Human sounds are rarely heard on the Strand other than when traffic gives way to celebrations or demonstrations that sometimes take over the street. In recent weeks there have been plenty of the those – protests by firemen and students, blowing whistles or vuvuzealas, chanting slogans or beating drums. But mostly the Strand is a soundscape that consists of traffic noise and siren sounds with little human interference in the mechanical chant of modern urban life.
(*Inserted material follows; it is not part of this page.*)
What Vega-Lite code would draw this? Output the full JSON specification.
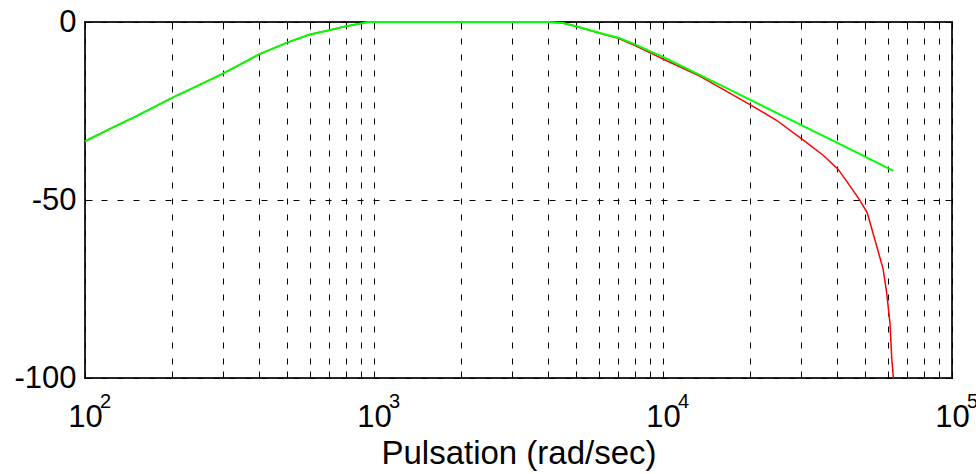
{
  "$schema": "https://vega.github.io/schema/vega-lite/v6.json",
  "width": 867,
  "height": 356,
  "autosize": {"type": "none"},
  "padding": {"left": 85, "top": 22, "right": 24, "bottom": 96},
  "background": "white",
  "config": {
    "view": {"stroke": "#262626", "strokeWidth": 2},
    "font": "Liberation Sans"
  },
  "datasets": {
    "exps": [
      {"f": 100, "e": "2"},
      {"f": 1000, "e": "3"},
      {"f": 10000, "e": "4"},
      {"f": 100000, "e": "5"}
    ],
    "curves": [
      {"f": 100, "db": -33.5, "series": "H2"},
      {"f": 125, "db": -29.6, "series": "H2"},
      {"f": 150, "db": -26.5, "series": "H2"},
      {"f": 200, "db": -21.3, "series": "H2"},
      {"f": 250, "db": -17.6, "series": "H2"},
      {"f": 300, "db": -14.5, "series": "H2"},
      {"f": 350, "db": -11.6, "series": "H2"},
      {"f": 400, "db": -9.1, "series": "H2"},
      {"f": 500, "db": -5.8, "series": "H2"},
      {"f": 600, "db": -3.5, "series": "H2"},
      {"f": 700, "db": -2.3, "series": "H2"},
      {"f": 800, "db": -1.2, "series": "H2"},
      {"f": 900, "db": -0.4, "series": "H2"},
      {"f": 950, "db": 0, "series": "H2"},
      {"f": 2000, "db": 0, "series": "H2"},
      {"f": 4000, "db": 0, "series": "H2"},
      {"f": 4500, "db": -0.3, "series": "H2"},
      {"f": 5000, "db": -1.2, "series": "H2"},
      {"f": 6000, "db": -3.1, "series": "H2"},
      {"f": 7000, "db": -4.6, "series": "H2"},
      {"f": 8000, "db": -6.6, "series": "H2"},
      {"f": 9000, "db": -8.6, "series": "H2"},
      {"f": 10000, "db": -10.4, "series": "H2"},
      {"f": 13400, "db": -15.2, "series": "H2"},
      {"f": 16200, "db": -19.0, "series": "H2"},
      {"f": 20000, "db": -23.2, "series": "H2"},
      {"f": 24700, "db": -27.6, "series": "H2"},
      {"f": 30600, "db": -33.2, "series": "H2"},
      {"f": 35900, "db": -37.5, "series": "H2"},
      {"f": 40400, "db": -41.4, "series": "H2"},
      {"f": 44400, "db": -46.1, "series": "H2"},
      {"f": 48000, "db": -50.1, "series": "H2"},
      {"f": 50900, "db": -53.6, "series": "H2"},
      {"f": 54900, "db": -63.0, "series": "H2"},
      {"f": 57800, "db": -69.5, "series": "H2"},
      {"f": 59400, "db": -76.0, "series": "H2"},
      {"f": 61000, "db": -84.5, "series": "H2"},
      {"f": 61900, "db": -94.8, "series": "H2"},
      {"f": 62700, "db": -100, "series": "H2"},
      {"f": 100, "db": -33.5, "series": "H1"},
      {"f": 125, "db": -29.6, "series": "H1"},
      {"f": 150, "db": -26.5, "series": "H1"},
      {"f": 200, "db": -21.3, "series": "H1"},
      {"f": 250, "db": -17.6, "series": "H1"},
      {"f": 300, "db": -14.5, "series": "H1"},
      {"f": 350, "db": -11.6, "series": "H1"},
      {"f": 400, "db": -9.1, "series": "H1"},
      {"f": 500, "db": -5.8, "series": "H1"},
      {"f": 600, "db": -3.5, "series": "H1"},
      {"f": 700, "db": -2.3, "series": "H1"},
      {"f": 800, "db": -1.2, "series": "H1"},
      {"f": 900, "db": -0.4, "series": "H1"},
      {"f": 950, "db": 0, "series": "H1"},
      {"f": 2000, "db": 0, "series": "H1"},
      {"f": 4000, "db": 0, "series": "H1"},
      {"f": 4500, "db": -0.3, "series": "H1"},
      {"f": 5000, "db": -1.2, "series": "H1"},
      {"f": 6000, "db": -3.0, "series": "H1"},
      {"f": 7000, "db": -4.4, "series": "H1"},
      {"f": 8000, "db": -6.3, "series": "H1"},
      {"f": 9000, "db": -8.2, "series": "H1"},
      {"f": 10000, "db": -9.8, "series": "H1"},
      {"f": 20000, "db": -21.8, "series": "H1"},
      {"f": 30000, "db": -28.9, "series": "H1"},
      {"f": 40000, "db": -33.9, "series": "H1"},
      {"f": 50000, "db": -37.8, "series": "H1"},
      {"f": 62700, "db": -41.8, "series": "H1"}
    ]
  },
  "resolve": {"axis": {"x": "independent", "y": "independent"}},
  "layer": [
    {
      "data": {"name": "curves"},
      "transform": [{"filter": "datum.series === 'H2'"}],
      "mark": {"type": "line", "color": "#ff0000", "strokeWidth": 1.5, "clip": false},
      "encoding": {
        "x": {
          "field": "f", "type": "quantitative",
          "scale": {"type": "log", "domain": [100, 100000], "nice": false},
          "axis": {
            "values": [100, 200, 300, 400, 500, 600, 700, 800, 900, 1000, 2000, 3000, 4000, 5000, 6000, 7000, 8000, 9000, 10000, 20000, 30000, 40000, 50000, 60000, 70000, 80000, 90000, 100000],
            "labelExpr": "datum.value == 100 || datum.value == 1000 || datum.value == 10000 || datum.value == 100000 ? '10' : ''",
            "grid": true, "gridColor": "black", "gridDash": [6, 10], "gridWidth": 1, "gridOpacity": 1,
            "tickSize": -7, "tickColor": "black", "tickWidth": 1,
            "domain": false,
            "labelFontSize": 31, "labelColor": "black", "labelPadding": 31, "labelDx": -6,
            "labelFlush": false, "labelOverlap": false, "labelBound": false,
            "title": "Pulsation (rad/sec)", "titleFontSize": 33, "titleFontWeight": "normal", "titleColor": "black", "titlePadding": 5
          }
        },
        "y": {
          "field": "db", "type": "quantitative",
          "scale": {"domain": [-100, 0], "nice": false},
          "axis": {
            "values": [-100, -50, 0],
            "labelExpr": "datum.value == 0 ? '0' : datum.value == -50 ? '-50' : '-100'",
            "grid": true, "gridColor": "black", "gridDash": [6, 10], "gridWidth": 1, "gridOpacity": 1,
            "tickSize": -7, "tickColor": "black", "tickWidth": 1,
            "domain": false,
            "labelFontSize": 31, "labelColor": "black", "labelPadding": 16,
            "labelFlush": false, "labelOverlap": false, "labelBound": false,
            "title": null
          }
        }
      }
    },
    {
      "data": {"name": "curves"},
      "transform": [{"filter": "datum.series === 'H1'"}],
      "mark": {"type": "line", "color": "#00ff00", "strokeWidth": 2, "clip": false},
      "encoding": {
        "x": {
          "field": "f", "type": "quantitative",
          "scale": {"type": "log", "domain": [100, 100000], "nice": false},
          "axis": {
            "orient": "top",
            "values": [100, 200, 300, 400, 500, 600, 700, 800, 900, 1000, 2000, 3000, 4000, 5000, 6000, 7000, 8000, 9000, 10000, 20000, 30000, 40000, 50000, 60000, 70000, 80000, 90000, 100000],
            "labels": false, "grid": false, "domain": false,
            "tickSize": -7, "tickColor": "black", "tickWidth": 1, "title": null
          }
        },
        "y": {
          "field": "db", "type": "quantitative",
          "scale": {"domain": [-100, 0], "nice": false},
          "axis": {
            "orient": "right",
            "values": [-100, -50, 0],
            "labels": false, "grid": false, "domain": false,
            "tickSize": -7, "tickColor": "black", "tickWidth": 1, "title": null
          }
        }
      }
    },
    {
      "data": {"name": "exps"},
      "mark": {"type": "text", "align": "left", "baseline": "alphabetic", "fontSize": 20, "color": "black", "dx": 15, "dy": 30, "clip": false},
      "encoding": {
        "x": {"field": "f", "type": "quantitative", "scale": {"type": "log", "domain": [100, 100000], "nice": false}, "axis": null},
        "y": {"datum": -100, "type": "quantitative", "scale": {"domain": [-100, 0], "nice": false}, "axis": null},
        "text": {"field": "e"}
      }
    }
  ]
}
The buildings that line the Strand reflect – or deflect – the sounds of the street. St Mary le Strand and St Clement Danes, when they were built in the 18th century, were stranded like islands surrounded by busy streets and encircled by the sounds of metal rimmed cart wheels and horses hooves clashing on granite setts. At one time wooden blocks were used to pave the streets but, although they deadened horse drawn traffic noise, they were not hard wearing and soon gave way to more durable if noisier stone surfaces. The blocked up ground floor windows of both churches hint at the problems that noise must have presented to feeble voiced vicars, tenuous choirs and hesitant parishioners.
There were plenty of other sounds that fought for attention on the street: ballad singers like Joseph Johnson in the early nineteenth century or itinerant Italian barrel organ grinders – both precursors of the more recent buskers that are now confined underground to licensed pitches or to the back of St Paul’s church in Covent Garden – would have added to a more human soundscape than that which exists along the Strand today. Even into the 20th century the cries of itinerant workers – knife sharpeners, coalmen, rag and bone men and others – going about their business added other layers of sound to the London streets. But today, at least along the Strand, the human voice is a silent witness to a past age. It’s not that this voice is absent but we hear it through different and primarily mechanical means: gathered in digital files that we download to mp3 players and use to isolate ourselves from the noise of the city. It’s not that the human voice has disappeared – only that we now hear it differently. That’s why, the lone, repeated sound of a workman on a building site crying ‘coaaal… ‘ opposite my window today was so alien – so ‘out of place’.